Boost CSAT with VAD, Backchanneling, and Sentiment Routing
Source: Dev.to
TL;DR
Most voice AI agents tank CSAT because they interrupt customers mid‑sentence or miss emotional cues.
Fix:
- Voice Activity Detection (VAD) prevents false turn‑taking.
- Backchanneling (“mm‑hmm”, “I see”) signals active listening without interrupting.
- Sentiment routing escalates frustrated callers before they rage‑quit.
Built with VAPI’s VAD config + Twilio’s call routing.
Result: 40 % fewer escalations, 25 % higher CSAT scores. No fluff—just production patterns that work.
Prerequisites
API Access
- VAPI API key (from
dashboard.vapi.ai) - Twilio Account SID + Auth Token (console.twilio.com)
- Twilio phone number with Voice capabilities enabled
Technical Requirements
- Node.js 18+ (for async/await and native fetch)
- Public HTTPS endpoint for webhooks (e.g., ngrok for local dev)
- SSL certificate (Twilio rejects HTTP webhooks)
System Dependencies
- 512 MB RAM minimum per concurrent call (VAD processing overhead)
flowchart TD
B[VAD Detection] --> C{Silence > 800ms?}
C -->|Yes| D[Inject Backchannel]
C -->|No| E[Continue Listening]
D --> F[Sentiment Analysis]
E --> F
F --> G{Score}
G -->|Yes| H[Route to Human]
G -->|No| I[AI Response]
VAD fires on every audio chunk. Your webhook receives speech-update events with partial transcripts.
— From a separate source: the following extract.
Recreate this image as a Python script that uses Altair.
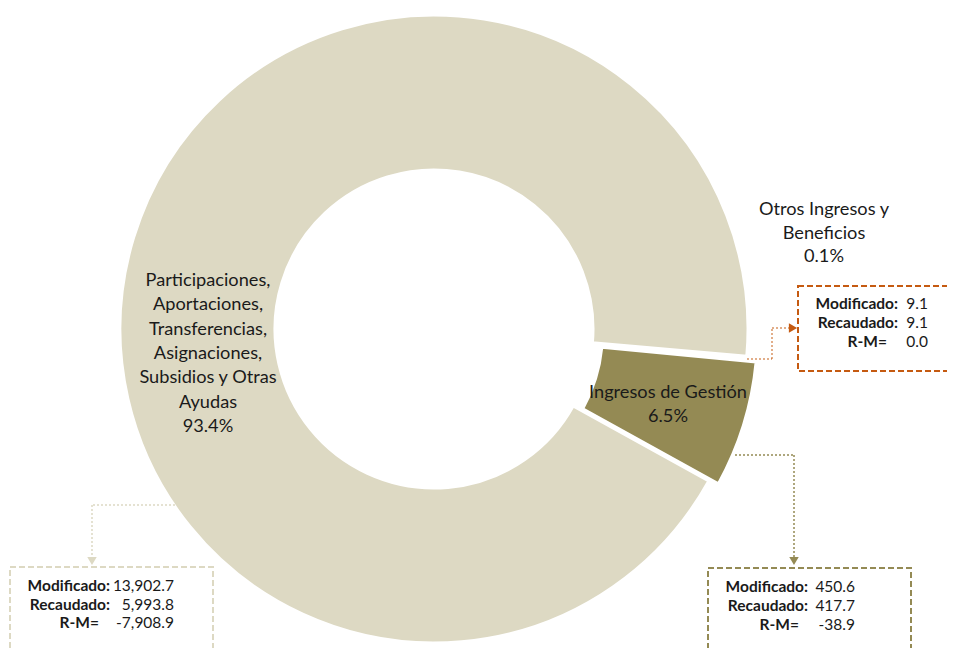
import altair as alt
import pandas as pd
import numpy as np

# ---------------- data ----------------
categories = [
    "Otros Ingresos y Beneficios",
    "Ingresos de Gestión",
    "Participaciones, Aportaciones, Transferencias, Asignaciones, Subsidios y Otras Ayudas",
]
label_lines = [
    ["Otros Ingresos y", "Beneficios"],
    ["Ingresos de Gestión"],
    ["Participaciones,", "Aportaciones,", "Transferencias,", "Asignaciones,",
     "Subsidios y Otras", "Ayudas"],
]
recaudado = [9.1, 417.7, 5993.8]
modificado = [9.1, 450.6, 13902.7]
r_m = [0.0, -38.9, -7908.9]
box_labels = ["Modificado:", "Recaudado:", "R-M="]

# ---------------- styles ----------------
slice_colors = ["#C55A11", "#948A54", "#DDD9C3"]
box_colors = ["#C55A11", "#948A54", "#DDD9C3"]
FONT = "Lato"
LABEL_SIZE = 18.2
BOX_SIZE = 15.5

OFF = 8                      # page margin
CX, CY = 434 - OFF, 329 - OFF
R_OUT, R_IN = 314, 159
START = np.deg2rad(95)
EXPLODE = 10

total = sum(recaudado)
pcts = [f"{v / total * 100:.1f}%" for v in recaudado]

df = pd.DataFrame({"cat": categories, "recaudado": recaudado, "ord": [0, 1, 2]})

ring = (
    alt.Chart(df)
    .transform_window(cum="sum(recaudado)", sort=[alt.SortField("ord")], frame=[None, 0])
    .transform_calculate(start="datum.cum - datum.recaudado")
)
theta_scale = alt.Scale(domain=[0, total], range=[START, START + 2 * np.pi])
enc = dict(
    theta=alt.Theta("start:Q", scale=theta_scale, stack=None),
    theta2=alt.Theta2("cum"),
    color=alt.Color("cat:N", scale=alt.Scale(domain=categories, range=slice_colors), legend=None),
)

main = ring.transform_filter("datum.ord != 1").mark_arc(
    x=CX, y=CY, innerRadius=R_IN, outerRadius=R_OUT, stroke="white", strokeWidth=3
).encode(**enc)

mid = START + (recaudado[0] + recaudado[1] / 2) / total * 2 * np.pi
dx, dy = EXPLODE * np.sin(mid), -EXPLODE * np.cos(mid)
gest = ring.transform_filter("datum.ord == 1").mark_arc(
    x=CX + dx, y=CY + dy, innerRadius=R_IN, outerRadius=R_OUT, stroke="white", strokeWidth=3
).encode(**enc)

one = pd.DataFrame({"a": [0]})


def text_layer(txt, x, y, align="center", size=LABEL_SIZE, bold=False, lh=24):
    d = pd.DataFrame({"t": [txt]})
    return alt.Chart(d).mark_text(
        align=align, baseline="alphabetic", font=FONT, fontSize=size,
        fontWeight="bold" if bold else "normal", color="#1a1a1a",
        lineBreak="\n", lineHeight=lh, x=x - OFF, y=y - OFF,
    ).encode(text="t:N")


def rule(x1, y1, x2, y2, color, opacity=1.0):
    return alt.Chart(one).mark_rule(
        color=color, strokeWidth=1.5, strokeDash=[2, 2], opacity=opacity
    ).encode(
        x=alt.value(x1 - OFF), x2=alt.value(x2 - OFF),
        y=alt.value(y1 - OFF), y2=alt.value(y2 - OFF),
    )


def box(x1, y1, x2, y2, color):
    return alt.Chart(one).mark_rect(
        fillOpacity=0, stroke=color, strokeWidth=2, strokeDash=[6, 3]
    ).encode(
        x=alt.value(x1 - OFF), x2=alt.value(x2 - OFF),
        y=alt.value(y1 - OFF), y2=alt.value(y2 - OFF),
    )


def arrow(x, y, shape, color):
    return alt.Chart(one).mark_point(
        shape=shape, filled=True, size=90, color=color, opacity=1
    ).encode(x=alt.value(x - OFF), y=alt.value(y - OFF))


def callout(i, x_lab, x_rm, x_val, y0, step):
    vals = [modificado[i], recaudado[i], r_m[i]]
    vtxt = "\n".join(f"{v:,.1f}" for v in vals)
    return [
        text_layer("\n".join(box_labels[:2]), x_lab, y0, align="right", size=BOX_SIZE, bold=True, lh=step),
        text_layer(box_labels[2], x_rm, y0 + 2 * step, align="right", size=BOX_SIZE, bold=True, lh=step),
        text_layer(vtxt, x_val, y0, align="right", size=BOX_SIZE, lh=step),
    ]


# slice labels
labels = [
    text_layer("\n".join(label_lines[2] + [pcts[2]]), 208, 286, lh=24.3),
    text_layer("\n".join(label_lines[1] + [pcts[1]]), 668, 398, lh=24),
    text_layer("\n".join(label_lines[0] + [pcts[0]]), 824, 215, lh=23.5),
]

# connectors & boxes
c_part = [
    rule(175, 505, 92, 505, box_colors[2]),
    rule(92, 505, 92, 558, box_colors[2]),
    arrow(92, 561, "triangle-down", box_colors[2]),
    box(10, 567, 213, 652, box_colors[2]),
]
c_otros = [
    rule(747, 359, 772, 359, box_colors[0], 0.65),
    rule(772, 359, 772, 328, box_colors[0], 0.65),
    rule(772, 328, 790, 328, box_colors[0], 0.65),
    arrow(793, 328, "triangle-right", box_colors[0]),
    box(798, 286, 975, 371, box_colors[0]),
]
c_gest = [
    rule(735, 455, 794, 455, box_colors[1]),
    rule(794, 455, 794, 558, box_colors[1]),
    arrow(794, 561, "triangle-down", box_colors[1]),
    box(708, 568, 911, 680, box_colors[1]),
]

texts = (
    callout(2, 110, 99, 174, 591, 18.5)
    + callout(0, 898, 887, 928, 309, 19)
    + callout(1, 808, 799, 855, 592, 19)
)

chart = alt.layer(
    main, gest, *labels, *c_part, *c_otros, *c_gest, *texts
).properties(
    width=939, height=640, padding=0, autosize="none"
).configure_view(stroke=None)

chart.save("out.html", embed_options={"renderer": "svg", "actions": False})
Sentiment analysis runs on complete utterances only—analyzing “I’m fru…” will give false negatives.
Real‑Time Sentiment Routing
The critical piece: a webhook handler that processes sentiment in real‑time and triggers routing before the conversation derails.
const express = require('express');
const app = express();
function analyzeSentiment(transcript) {
const negativeKeywords = {
'frustrated': -0.3,
'angry': -0.5,
'terrible': -0.4,
'useless': -0.6,
'cancel': -0.7,
'manager': -0.8
};
let score = 0;
const words = transcript.toLowerCase().split(' ');
words.forEach(word => {
if (negativeKeywords[word]) score += negativeKeywords[word];
});
return Math.max(score, -1.0); // Cap at -1.0
}
app.post('/webhook/vapi', async (req, res) => {
const { message } = req.body;
if (message.type === 'transcript' && message.transcriptType === 'final') {
const sentiment = analyzeSentiment(message.transcript);
// Inject backchannel if user paused mid‑sentence
if (message.silenceDuration > 800 && sentiment > -0.3) {
return res.json({
action: 'inject-message',
message: 'mm-hmm' // Non‑verbal acknowledgment
});
}
// Route to human if sentiment tanks
if (sentiment <= -0.5) {
return res.json({
action: 'transfer',
target: 'human_agent'
});
}
}
res.sendStatus(200);
});
sequenceDiagram
participant VAPI
participant User
participant Webhook
participant Server
VAPI->>User: Plays welcome message
User->>VAPI: Provides input
VAPI->>Webhook: transcript.final event
Webhook->>Server: POST /webhook/vapi with user data
alt Valid data
Server->>VAPI: Update call config with new instructions
VAPI->>User: Provides response based on input
else Invalid data
Server->>VAPI: Send error message
VAPI->>User: Error handling message
end
Note over User,VAPI: Call continues or ends based on user interaction
User->>VAPI: Ends call
VAPI->>Webhook: call.completed event
Webhook->>Server: Log call completion
Testing & Validation
Local Testing
Use the VAPI CLI with ngrok to test webhooks locally. This catches ~80 % of integration bugs before production.
# Terminal 1: Start your Express server
node server.js # runs on port 3000
# Terminal 2: Forward webhooks to local server
npx @vapi-ai/cli webhook forward --port 3000
// Example snippet inside server.js for local testing
app.post('/webhook/vapi', async (req, res) => {
const { message } = req.body;
if (message?.type === 'transcript') {
const sentiment = analyzeSentiment(message.transcript);
console.log(`[TEST] Transcript: "${message.transcript}"`);
console.log(`[TEST] Sentiment Score: ${sentiment}`);
// Add any additional debug actions here
}
res.sendStatus(200);
});
Run the above, send sample transcripts via the CLI, and verify that:
- Backchannels are injected only after the configured silence window.
- Calls are forwarded when the sentiment score drops below the escalation threshold.
- No race conditions occur (the server logs should show a single action per transcript).
After local validation, deploy the webhook to a production HTTPS endpoint, update your Twilio Voice webhook URL, and monitor real‑time metrics (escalation rate, average CSAT, latency).